There is so much history with black representation in cinema and I think it is important for people to learn and/or be aware of it. I took the 346 course and I felt I learned and understood a lot, but we really didn’t focus on the female spectator and where she stood in all of this. And if I never would have read this article I don’t think I would have ever thought to analyze it.

Published in: on at 9:49 am Comments (3)


“It is said that analyzing pleasure, or beauty, destroys it. That is the intention of this article.”

I’m going to start off saying I had trouble with this reading and I don’t think I fully comprehended her article.

Mulvey says “the function of woman in forming the patriarchal unconscious is twofold, she first symbolizes the castration threat by her real absence of a penis and second thereby raises her child into the symbolic. Once this has been achieved her meaning in the process is at an end.” I am not at all familiar with Freud’s psychoanalysis but I do find this last statement to be a bit absurd, and I can’t bring myself to believe in what its saying.

Another point made in the article is about some of cinemas possible pleasure, one of which is schopophilia. Which refers to the pleasure in looking at oneself, the reversal applies as one, in being looked at. Freud associated schopohilia with taking other people as objects, subjecting them to a controlling curious gaze. Taken to the extreme it can “become fixated into a perversion, producing obsessive voyeurs and Peeping Toms, whose only sexual satisfaction comes from watching, in an active controlling sense, an objectified other.” Mulveys whole argument here I can understand and I see the basis of it.

The cinema develops scopophilia in its narcissistic aspect. I didn’t completely understand here both the explanation of recognition/misrecognition and the ideal ego, this having something to do with being a function of the sexual instincts. And the second narcissistic aspect had to do with ego libido.

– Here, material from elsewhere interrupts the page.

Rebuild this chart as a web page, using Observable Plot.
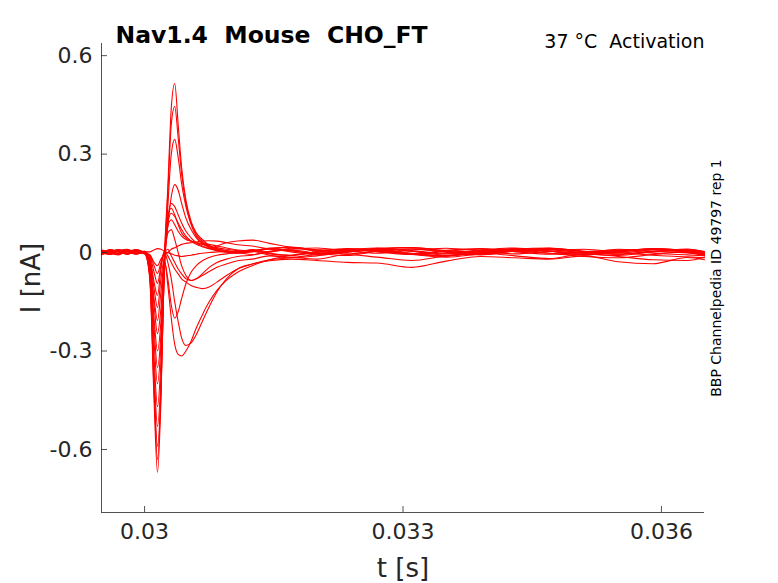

Mulvey also talks about women being displayed as a sexual object of erotic spectacle. “…she holds the look, plays to and signifies male desire.” This whole argument I was able to understand and I can see a basis for it. We see it all the time in films; the women leads are almost always gorgeous and flawless.

This leads me into Mary Ann Doane article “Film and the Masquerade: Theorizing the Female Spectator” which I also had some trouble with. Doane states that “spectorial desire, in contemporary film theory, is generally delineated as either voyeurism or fetishism, as precisely a pleasure in seeing what is prohibited in relation to the female body”. She goes on to explain how the female role is not written for women, in actuality it is written for the men, for what they want to see women projected as. It is all about the surface, because “the man is destined to inhabit and hence control.”

Doane also points out that when the gaze is reversed, and we have female spectatorship, the dominant system is only reinforced. We then see the “male strip-tease, and the gigolo”. “The structure of the gaze demands sexual division”. She goes on to discuss more about the female spectator.

When watching a film we are subjected to many conscious and unconscious reactions. It’s impossible to just watch a film and not have any reactions to it and I do find this whole psychoanalytical aspect interesting even if I don’t buy into it 100%.